Los Angeles became a more permanent location for Carballo-Ricardo and her business after she was invited to speak at a radio show for a 30-minute interview segment and ended up speaking for the entire program, which was more than four hours long. “The phones kept ringing off the hook,” recalls Carballo-Ricardo. “People had so many questions and were so grateful to have them answered.”
Inspired by this experience, Carballo-Ricardo came back to Los Angeles to hold a free conference in 1996 to discuss common health conditions and nutritional kinds of preventative strategies. Held at the local Holiday Inn in Commerce, Los Angeles, the conference was quickly filled over capacity, as Carballo-Ricardo recalls more than 3,000 people attending.
Carballo-Ricardo proudly says, “We then realized Los Angeles’ market potential, and we moved to the West Coast shortly after. Since then, I’ve been on air as a radio talk host on KWKW 1330 Radio AM and KTNQ 1020 AM with my program, ‘Nutricion al Dia,’ while also expanding my L.A. Farmacia Natural business out here.” Demand for her educational health programs and advice remains strong within the Hispanic community, as most are without proper healthcare and are non-native English speakers.
“I was lucky to have found my calling,” says Carballo-Ricardo. “Helping people in my community has always been a priority. Once you identify your passion, I believe that the money simply follows.”
According to customer loyalty statistics, 77 percent of people are considered brand loyal, and of this number, 37 percent are repeat customers. Consumers want to be loyal to brands, but establishing rapport with your audience is only step one; maintaining their interest and trust are much more challenging endeavors for most businesses. L.A. Farmacia Natural thrives, however, on returning customers and loyal fans of Carballo-Ricardo.

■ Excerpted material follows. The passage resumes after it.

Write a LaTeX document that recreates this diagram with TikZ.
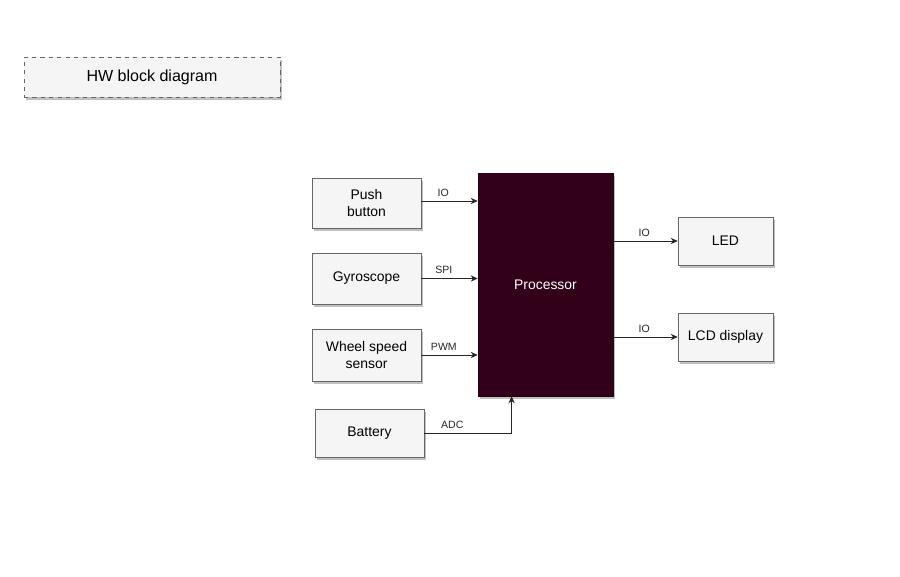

“You have to make it personal,” Carballo-Ricardo advises. “One size doesn’t fit all, and everyone has unique situations that need to be addressed with genuine care.” Simple lip service will discourage people from coming back to seek advice. 86 percent of consumers say that loyalty is driven by likeability, and 83 percent believe that their loyalty is built on trust. “Successful people take that extra step to listen to their audience and to make their interaction with the product or service as best as possible,” she adds.
Retaining a loyal consumer base has been possible in part because of Carballo-Ricardo’s consistent presence within the Hispanic population, perceived trust and expertise through word of mouth, and active participation in the community. These factors have built Carballo-Ricardo’s brand throughout the years. When she recently opened a holistic health center called Happy & Relaxed that offers everything from reiki to meditation clinics, Carballo-Ricardo made it a point to make all services affordable and accessible to her customers. “My biggest goal with this wellness center is to guide people and have them realize that self-help and self-care are within their means,” says Carballo-Ricardo. “It’s an extension of my gratitude toward my community. I want people to take the best care of themselves to live a happy and healthy life.”